Ambiguity, ambivalence, or irony turns up wherever Tolley looks. In “Fortress,” a landscape triptych, rain falls into an endless body of water while in the rocky foreground a house is either menaced by, or contains, a wolf, seemingly wearing a suit, looking back over his shoulder. Just what is the connection between threat and defense? And when the strong become fearful, who is really in danger? In “Hunter’s Safety,” a red-clad figure holds a tree branch between himself and two such wolves, raising the question of who fools whom. Lines suggesting clouds also resemble a machined surface. Tolley thinks a lot about connections: between people, between people and nature, between the menaced and the menacing, but also between experiences and the ideas they provoke.

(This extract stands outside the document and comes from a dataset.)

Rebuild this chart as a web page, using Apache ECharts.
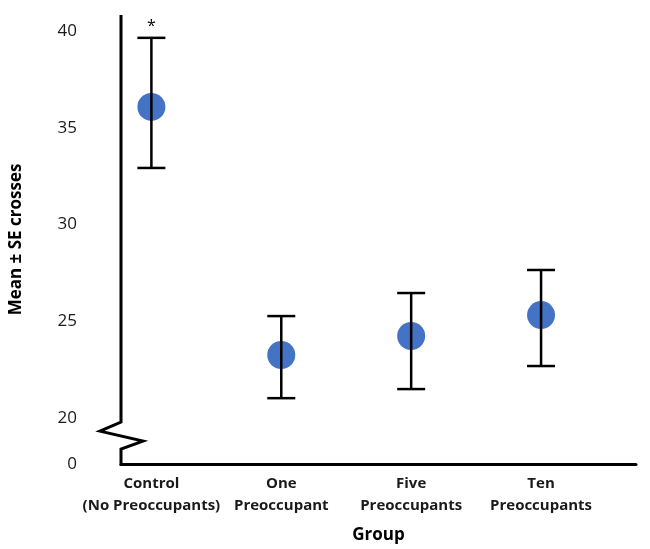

At times Tolley seems to dream surreal dreams. In “Batman and Robin Paint the Batmobile Red,”| all three principals float in air. The unlikely botany of Two Mor Flor passes off the balance organs of the inner ear as plant structures. “Another Naked Dream” names the act, standing the naked protagonist like a circus rider on the bare back of a transparent-skinned horse full of fantasy anatomy, its head replaced by a tree. Such willful subconscious eruptions distinguish dreams as the Surrealists sought them—direct connections to universal truth—from the wishes we choose to dream. In “We Don’t Want to Live in a Birdhouse,” the wish is to escape a nightmare. Onto, or through, an oddly flat house is projected a scene of cyclical warfare between man and nature: beneath a heavily cultivated tree, birds attack a cowering figure on a landscape both contained by and simultaneously outside the birdhouse. We’ve passed the point where humor and anxiety are mutually exclusive. We may not have reached the sublime, but we can sense its presence from here.
Tolley’s sophisticated color schemes, which emerge as much from elaborately patterned textures as from choice of inks, contributes to the sense of sharpened, slightly heightened vision given by the drawings, with their poised figures and odd perspectives. Blues and grays shimmer with an almost metallic glow, while the red coat of the hunter makes him as strange to us as he must be to the wolves. While this may suggest that we are somehow seeing through to another layer, there’s no indication that it’s a spiritual level or a deeper reality. Instead, Tolley’s narratives suggest the comic sensibility of Hogarth or Jane Austin. We’re seeing what’s there, but at the same time we are informed of the significance of events for those privileged to see through social blinders and grasp something real within them, not behind them.
Tolley is young, but he shows promise of even more satisfying encounters to come.